Five years ago tonight, 17-year-old Craig Grumet of Roslyn Heights died in a car accident on Wheatley Road. I had known Craig since he was 10 years old when I was his Group Leader at Camp Pontiac, in the summer of 1997.
I don't want to go into a whole recap of the events of that terrible week; there's more contemporaneous writing on the memorial webpage I set up about five days after the accident. Click here to visit the page, and sign the guestbook if you like.

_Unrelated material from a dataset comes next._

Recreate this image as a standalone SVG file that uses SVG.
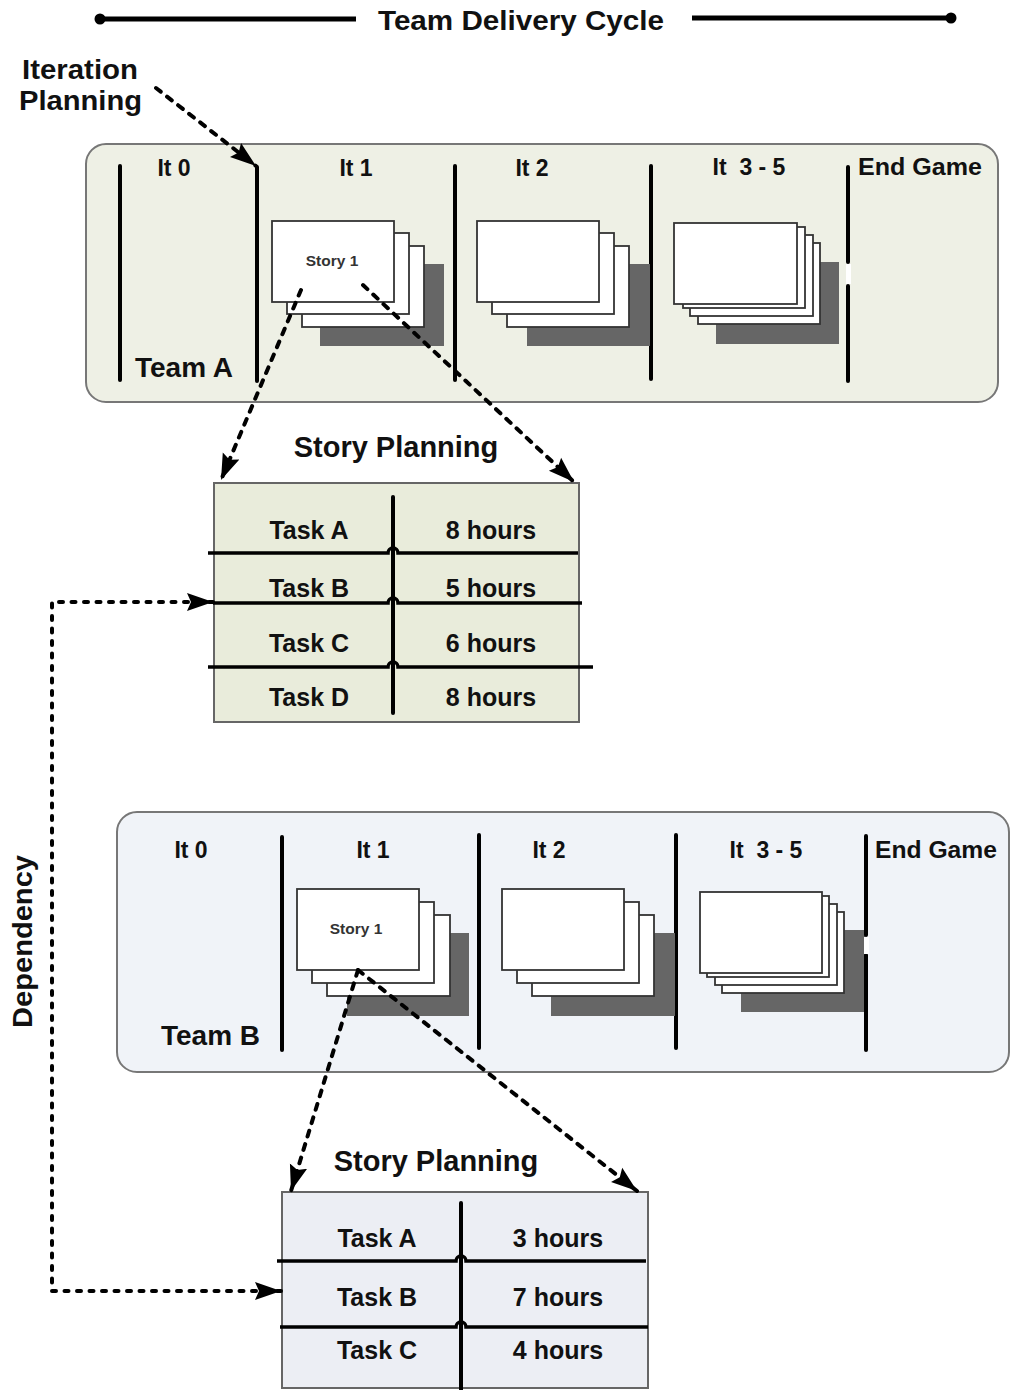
<svg xmlns="http://www.w3.org/2000/svg" width="1011" height="1390" viewBox="0 0 1011 1390">
<style>
text{font-family:"Liberation Sans",Arial,sans-serif;font-weight:bold;fill:#111}
.lbl{font-size:23px;text-anchor:middle}
.team{font-size:28px}
.task{font-size:25px;text-anchor:middle}
.title{font-size:29px;text-anchor:middle}
.story{font-size:15.5px;fill:#333;text-anchor:middle}
.big{font-size:27px}
.card{fill:#fff;stroke:#333;stroke-width:1.8}
.shadow{fill:#666}
.vl{stroke:#000;stroke-width:4;stroke-linecap:round;fill:none}
.hl{stroke:#000;stroke-width:3.5;fill:none}
.dash{stroke:#000;stroke-width:4;fill:none;stroke-dasharray:6 8;stroke-linecap:round}
.dot{stroke:#000;stroke-width:4;fill:none;stroke-dasharray:4 8.5;stroke-linecap:round}
</style>
<defs>
<marker id="ah" markerUnits="userSpaceOnUse" markerWidth="28" markerHeight="20" viewBox="0 0 28 20" refX="26" refY="10" orient="auto-start-reverse">
<path d="M0,1 L26,10 L0,19 L4,10 Z" fill="#000"/>
</marker>
</defs>

<g id="header">
<line x1="100" y1="19" x2="356" y2="19" stroke="#000" stroke-width="5"/>
<circle cx="100" cy="19" r="5.5" fill="#000"/>
<line x1="692" y1="18" x2="950" y2="18" stroke="#000" stroke-width="5"/>
<circle cx="951" cy="18" r="5.5" fill="#000"/>
<text class="big" x="378" y="30" textLength="286" lengthAdjust="spacingAndGlyphs">Team Delivery Cycle</text>
</g>

<g id="iteration-planning-label">
<text class="big" x="22" y="79" textLength="116" lengthAdjust="spacingAndGlyphs">Iteration</text>
<text class="big" x="19" y="110" textLength="123" lengthAdjust="spacingAndGlyphs">Planning</text>
</g>

<g id="team-a">
<rect x="86" y="144" width="912" height="258" rx="20" fill="#eef0e5" stroke="#777" stroke-width="2"/>
<line class="vl" x1="120" y1="166" x2="120" y2="380"/>
<line class="vl" x1="257" y1="167" x2="257" y2="381"/>
<line class="vl" x1="455" y1="166" x2="455" y2="380"/>
<line class="vl" x1="651" y1="166" x2="651" y2="379"/>
<text class="lbl" x="174" y="176">It 0</text>
<text class="lbl" x="356" y="176">It 1</text>
<text class="lbl" x="532" y="176">It 2</text>
<text class="lbl" x="749" y="175" xml:space="preserve">It  3 - 5</text>
<text class="lbl" x="920" y="175" textLength="124" lengthAdjust="spacingAndGlyphs">End Game</text>
<text class="team" x="135" y="377">Team A</text>
<g id="team-a-it1-stories">
<rect class="shadow" x="320" y="264" width="124" height="82"/>
<rect class="card" x="302" y="246" width="122" height="81"/>
<rect class="card" x="287" y="233" width="122" height="81"/>
<rect class="card" x="272" y="221" width="122" height="81"/>
<text class="story" x="332" y="266">Story 1</text>
</g>
<g id="team-a-it2-stories">
<rect class="shadow" x="527" y="264" width="123" height="82"/>
<rect class="card" x="507" y="246" width="122" height="81"/>
<rect class="card" x="492" y="233" width="122" height="81"/>
<rect class="card" x="477" y="221" width="122" height="81"/>
</g>
<g id="team-a-it35-stories">
<rect class="shadow" x="716" y="262" width="123" height="82"/>
<rect class="card" x="698" y="243" width="122" height="81"/>
<rect class="card" x="690" y="235" width="123" height="81"/>
<rect class="card" x="683" y="227" width="122" height="81"/>
<rect class="card" x="674" y="223" width="123" height="81"/>
</g>
<line class="vl" x1="848" y1="167" x2="848" y2="262"/>
<line class="vl" x1="848" y1="286" x2="848" y2="381"/>
<rect x="846" y="264" width="5" height="20" fill="#fff"/>
</g>

<g id="story-planning-a">
<text class="title" x="396" y="457">Story Planning</text>
<rect x="214" y="483" width="365" height="239" fill="#e9ecdb" stroke="#666" stroke-width="2"/>
<line class="vl" x1="393" y1="497" x2="393" y2="713"/>
<path class="hl" d="M208,553 H388 A5,5 0 0 1 398,553 H578"/>
<path class="hl" d="M213,603 H388 A5,5 0 0 1 398,603 H582"/>
<path class="hl" d="M208,667 H388 A5,5 0 0 1 398,667 H593"/>
<text class="task" x="309" y="539">Task A</text>
<text class="task" x="491" y="539">8 hours</text>
<text class="task" x="309" y="597">Task B</text>
<text class="task" x="491" y="597">5 hours</text>
<text class="task" x="309" y="652">Task C</text>
<text class="task" x="491" y="652">6 hours</text>
<text class="task" x="309" y="706">Task D</text>
<text class="task" x="491" y="706">8 hours</text>
</g>

<g id="team-b">
<rect x="117" y="812" width="892" height="260" rx="20" fill="#f0f3f8" stroke="#777" stroke-width="2"/>
<line class="vl" x1="282" y1="837" x2="282" y2="1050"/>
<line class="vl" x1="479" y1="835" x2="479" y2="1048"/>
<line class="vl" x1="676" y1="835" x2="676" y2="1048"/>
<text class="lbl" x="191" y="858">It 0</text>
<text class="lbl" x="373" y="858">It 1</text>
<text class="lbl" x="549" y="858">It 2</text>
<text class="lbl" x="766" y="858" xml:space="preserve">It  3 - 5</text>
<text class="lbl" x="936" y="858" textLength="122" lengthAdjust="spacingAndGlyphs">End Game</text>
<text class="team" x="161" y="1045">Team B</text>
<g id="team-b-it1-stories">
<rect class="shadow" x="347" y="933" width="122" height="83"/>
<rect class="card" x="327" y="915" width="123" height="81"/>
<rect class="card" x="312" y="902" width="122" height="81"/>
<rect class="card" x="297" y="889" width="122" height="81"/>
<text class="story" x="356" y="934">Story 1</text>
</g>
<g id="team-b-it2-stories">
<rect class="shadow" x="551" y="933" width="124" height="83"/>
<rect class="card" x="532" y="915" width="122" height="81"/>
<rect class="card" x="517" y="902" width="122" height="81"/>
<rect class="card" x="502" y="889" width="122" height="81"/>
</g>
<g id="team-b-it35-stories">
<rect class="shadow" x="741" y="930" width="124" height="82"/>
<rect class="card" x="722" y="912" width="122" height="81"/>
<rect class="card" x="715" y="904" width="122" height="81"/>
<rect class="card" x="707" y="896" width="122" height="81"/>
<rect class="card" x="700" y="892" width="122" height="81"/>
</g>
<line class="vl" x1="866" y1="836" x2="866" y2="935"/>
<line class="vl" x1="866" y1="955" x2="866" y2="1050"/>
<rect x="864" y="937" width="5" height="17" fill="#fff"/>
</g>

<g id="story-planning-b">
<text class="title" x="436" y="1171">Story Planning</text>
<rect x="282" y="1192" width="366" height="196" fill="#eceef4" stroke="#666" stroke-width="2"/>
<line class="vl" x1="461" y1="1203" x2="461" y2="1392"/>
<path class="hl" d="M277,1261 H456 A5,5 0 0 1 466,1261 H646"/>
<path class="hl" d="M280,1327 H456 A5,5 0 0 1 466,1327 H648"/>
<text class="task" x="377" y="1247">Task A</text>
<text class="task" x="558" y="1247">3 hours</text>
<text class="task" x="377" y="1306">Task B</text>
<text class="task" x="558" y="1306">7 hours</text>
<text class="task" x="377" y="1359">Task C</text>
<text class="task" x="558" y="1359">4 hours</text>
</g>

<g id="dependency-label">
<text class="big" transform="translate(32,1028) rotate(-90)" x="0" y="0" textLength="173" lengthAdjust="spacingAndGlyphs">Dependency</text>
</g>

<g id="connectors">
<path class="dash" d="M156,88 L256,166" marker-end="url(#ah)"/>
<path class="dash" d="M301,290 L221,480" marker-end="url(#ah)"/>
<path class="dash" d="M363,285 L574,482" marker-end="url(#ah)"/>
<path class="dash" d="M358,970 L291,1191" marker-end="url(#ah)"/>
<path class="dash" d="M358,970 L637,1191" marker-end="url(#ah)"/>
<path class="dot" d="M213,602 H52 V1291 H281" marker-start="url(#ah)" marker-end="url(#ah)"/>
</g>
</svg>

Craig was an amazing kid, a pleasure to know and to be around, and had great potential, but like so many others his age he thought he was indestructible. As much as it pains me to say it, and as much as I loved him and still miss him, he died because he took risks he should not have taken; because he engaged in risky behavior without considering, or perhaps even perceiving, the risk. He made a mistake, the kind of mistake one cannot undo. And it cost him everything.
One of the recurring themes on this blog, and the focus of my recently-published Note in the Brooklyn Law Review (74 Brook. L. Rev. 439), is that parents and educators do young people no favors by teaching them that their acts and forbearances do not carry risk, that they don't have to bear the costs of their unwise choices, that their mistakes can always be un-done for them after the fact. Parenting and education practice, and the confluence between the two, have combined to create a generation of not only narcissistic and shortsighted, but dangerously reckless kids.

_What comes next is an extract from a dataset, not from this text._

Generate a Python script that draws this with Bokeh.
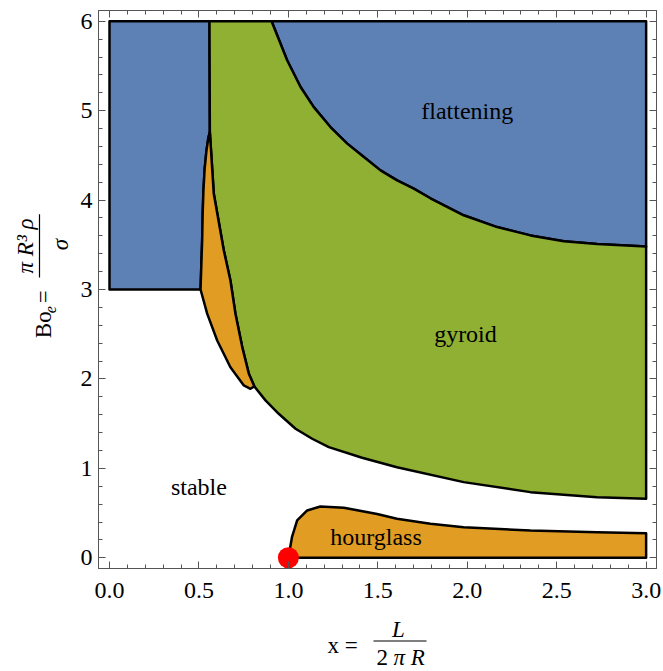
import numpy as np
from bokeh.plotting import figure
from bokeh.layouts import column, row
from bokeh.models import (Range1d, LinearAxis, FixedTicker, PrintfTickFormatter,
                          CustomJSTickFormatter)
from bokeh.core.properties import value
from bokeh.embed import file_html
from bokeh.resources import INLINE

# ---------------- data ----------------
# left edge of the orange sliver (boundary with the left blue block), bottom -> tip
sliver_left_x = [0.509, 0.513, 0.518, 0.521, 0.525, 0.532, 0.542, 0.553, 0.561]
sliver_left_y = [3.00, 3.25, 3.55, 3.85, 4.10, 4.35, 4.55, 4.70, 4.76]
# right edge of the sliver (boundary with gyroid), tip -> junction
sliver_right_x = [0.561, 0.583, 0.639, 0.676, 0.704, 0.742, 0.779, 0.810]
sliver_right_y = [4.76, 4.07, 3.437, 3.10, 2.73, 2.356, 2.058, 1.916]
# lower edge of the sliver (boundary with stable), (0.509,3) -> junction
sliver_bottom_x = [0.509, 0.546, 0.602, 0.676, 0.751, 0.788, 0.810]
sliver_bottom_y = [3.00, 2.73, 2.43, 2.13, 1.927, 1.89, 1.916]
# vertical wall between left blue block and gyroid
wall_x = [0.559, 0.561]
wall_y = [6.0, 4.76]
# gyroid / flattening boundary
gyroid_upper_x = [0.906, 0.993, 1.068, 1.142, 1.235, 1.329, 1.422, 1.515, 1.608,
                  1.701, 1.794, 1.98, 2.167, 2.353, 2.54, 2.726, 3.0]
gyroid_upper_y = [6.0, 5.563, 5.264, 5.040, 4.817, 4.631, 4.481, 4.332, 4.220,
                  4.128, 4.02, 3.83, 3.698, 3.605, 3.54, 3.51, 3.48]
# gyroid / stable boundary
gyroid_lower_x = [0.810, 0.872, 0.946, 1.04, 1.133, 1.226, 1.412, 1.607, 1.98,
                  2.353, 2.726, 3.0]
gyroid_lower_y = [1.916, 1.76, 1.61, 1.443, 1.331, 1.237, 1.119, 1.013, 0.846,
                  0.734, 0.678, 0.66]
# hourglass upper boundary
hourglass_x = [1.0, 1.02, 1.049, 1.105, 1.179, 1.31, 1.496, 1.607, 1.794, 1.98,
               2.353, 2.726, 3.0]
hourglass_y = [0.0, 0.23, 0.417, 0.529, 0.574, 0.56, 0.49, 0.436, 0.38, 0.342,
               0.305, 0.286, 0.275]
# domain limits
x_min, x_max = 0.0, 3.0
y_blue_bottom, y_top = 3.0, 6.0
# critical point
crit_x = [1.0]
crit_y = [0.0]
# region names (baseline positions)
region_names = ["flattening", "gyroid", "stable", "hourglass"]
region_x = [2.0, 1.99, 0.50, 1.49]
region_y = [4.91, 2.41, 0.70, 0.14]
# ticks
x_major = [0.0, 0.5, 1.0, 1.5, 2.0, 2.5, 3.0]
x_minor = [round(0.1 * i, 1) for i in range(-1, 32)]
y_major = [0, 1, 2, 3, 4, 5, 6]
y_minor = [round(0.2 * i, 1) for i in range(-1, 32)]

BLUE = "#5E81B5"
GREEN = "#8FB032"
ORANGE = "#E19C24"
FONT = "Liberation Serif"
FRAME = "#555555"

# ---------------- main plot ----------------
p = figure(width=591, height=608, output_backend="svg", toolbar_location=None,
           x_range=Range1d(-0.0615, 3.058), y_range=Range1d(-0.12, 6.12),
           x_axis_location=None, y_axis_location=None)
p.min_border_left = 26
p.min_border_right = 7
p.min_border_top = 10
p.min_border_bottom = 40
p.grid.visible = False
p.outline_line_color = FRAME
p.background_fill_color = "white"
p.border_fill_color = "white"


def style_axis(ax, labels):
    ax.axis_line_color = FRAME
    ax.major_tick_line_color = FRAME
    ax.minor_tick_line_color = FRAME
    ax.major_tick_in = 7
    ax.major_tick_out = 0
    ax.minor_tick_in = 4
    ax.minor_tick_out = 0
    if labels:
        ax.major_label_text_font = FONT
        ax.major_label_text_font_size = "24px"
        ax.major_label_text_color = "black"
    else:
        ax.formatter = CustomJSTickFormatter(code="return ''")
        ax.major_label_text_font_size = "0px"
        ax.major_label_standoff = 0


bx = LinearAxis(ticker=FixedTicker(ticks=x_major, minor_ticks=x_minor),
                formatter=PrintfTickFormatter(format="%.1f"))
style_axis(bx, True)
bx.major_label_standoff = 14
p.add_layout(bx, "below")
ly = LinearAxis(ticker=FixedTicker(ticks=y_major, minor_ticks=y_minor),
                formatter=PrintfTickFormatter(format="%d"))
style_axis(ly, True)
ly.major_label_standoff = 6
p.add_layout(ly, "left")
tx = LinearAxis(ticker=FixedTicker(ticks=x_major, minor_ticks=x_minor))
style_axis(tx, False)
p.add_layout(tx, "above")
ry = LinearAxis(ticker=FixedTicker(ticks=y_major, minor_ticks=y_minor))
style_axis(ry, False)
p.add_layout(ry, "right")

line_kw = dict(line_color="black", line_width=2.5, line_join="round")

# left blue block
lb_x = [x_min, x_min] + wall_x + sliver_left_x[::-1]
lb_y = [y_blue_bottom, y_top] + wall_y + sliver_left_y[::-1]
p.patch(lb_x, lb_y, fill_color=BLUE, **line_kw)

# right blue (flattening) block
rb_x = gyroid_upper_x + [x_max]
rb_y = gyroid_upper_y + [y_top]
p.patch(rb_x, rb_y, fill_color=BLUE, **line_kw)

# gyroid
g_x = wall_x[:1] + gyroid_upper_x + gyroid_lower_x[::-1] + sliver_right_x[::-1]
g_y = wall_y[:1] + gyroid_upper_y + gyroid_lower_y[::-1] + sliver_right_y[::-1]
p.patch(g_x, g_y, fill_color=GREEN, **line_kw)

# orange sliver
s_x = sliver_left_x + sliver_right_x[1:] + sliver_bottom_x[::-1][1:]
s_y = sliver_left_y + sliver_right_y[1:] + sliver_bottom_y[::-1][1:]
p.patch(s_x, s_y, fill_color=ORANGE, **line_kw)

# hourglass
h_x = hourglass_x + [x_max]
h_y = hourglass_y + [0.0]
p.patch(h_x, h_y, fill_color=ORANGE, **line_kw)

# critical point
p.scatter(crit_x, crit_y, size=21, fill_color="red", line_color=None)

# region names: middle of text sits 8 px above the read baseline
p.text(region_x, region_y, text=region_names, text_font=value(FONT),
       text_font_size="24px", text_align="center", text_baseline="middle",
       y_offset=-8, text_color="black")


# ---------------- axis-label panels (coordinates = page pixels) ----------------
def blank_fig(w, h, xr, yr):
    f = figure(width=w, height=h, output_backend="svg", toolbar_location=None,
               x_range=Range1d(*xr), y_range=Range1d(*yr),
               x_axis_location=None, y_axis_location=None)
    f.min_border = 0
    f.grid.visible = False
    f.outline_line_color = None
    f.background_fill_color = "white"
    f.border_fill_color = "white"
    return f


def txt(f, x, y, s, angle=0.0, align="left", size="23px", style="normal"):
    f.text([x], [y], text=[s], angle=angle, text_align=align,
           text_baseline="middle", text_font=value(FONT),
           text_font_size=size, text_font_style=style, text_color="black")


# y label panel: page x 0..72, page y 0..608 (y stored as -page_y)
yl = blank_fig(72, 608, (0, 72), (-608, 0))
a = np.pi / 2
txt(yl, 42.5, -357, "Bo", angle=a)
txt(yl, 49.5, -330, "e", angle=a, size="16px", style="italic")
txt(yl, 42.5, -319, "=", angle=a)
txt(yl, 24.5, -256.5, "π R³ ρ", angle=a, align="center", style="italic")
yl.segment(x0=[39], y0=[-222], x1=[39], y1=[-291], line_color="black", line_width=1.2)
txt(yl, 59.5, -255, "σ", angle=a, align="center", style="italic")

# x label panel: page x 0..663, page y 608..671
xl = blank_fig(663, 63, (0, 663), (-671, -608))
txt(xl, 327, -644.5, "x =")
txt(xl, 398, -628.5, "L", align="center", style="italic")
xl.segment(x0=[373], y0=[-640.5], x1=[426], y1=[-640.5], line_color="black", line_width=1.2)
txt(xl, 376, -656.5, "2")
txt(xl, 393, -656.5, "π R", style="italic")

layout = column(row(yl, p), xl)
open("out.html", "w").write(file_html(layout, INLINE))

Sadly, Craig is hardly alone among teenagers killed in car accidents on Long Island; it seems we lose one every few weeks out here. Nor is he the only acquaintance of mine involved in a fatal Long Island crash; in 2002, another kid I knew from Pontiac, Blake Slade, was drag racing with a friend of his on Route 106 in Muttontown when they slammed into a Jeep making a left turn and killed its occupants, a young couple about to be married. Blake was 19 when this happened; the other boy was 17. They were sentenced to three years in prison.
No one has ever suggested, nor have I, that teenagers ought to be expected to have the wisdom of experience that adults have, be as cautious as adults, or avoid risk entirely. Taking risks and learning from mistakes is part of growing up. But we fail when we enable the former without requiring the latter. If a student knows that he will be excused, bailed out, accommodated, given another chance, etc., whenever he makes a mistake, if he knows that someone else will have to bear the costs of his mistakes, he has no incentive to even try to avoid making them. We don't need to smother and frighten kids into inertia, but we do need to teach them that their choices involve risk, and when they gamble and lose, they must pay a price.
Craig Grumet, five years ago tonight, paid the ultimate price. He gambled, he lost, and there was nothing left of him to be given another chance. He bore the full measure of that fatal roll of the dice. Despite what I've said, no one should have to pay for his first mistake with his life. If only one kid has since thought twice about taking a grave risk because he didn't want to end up like Craig, then something good came of it. His life lost may have saved someone else.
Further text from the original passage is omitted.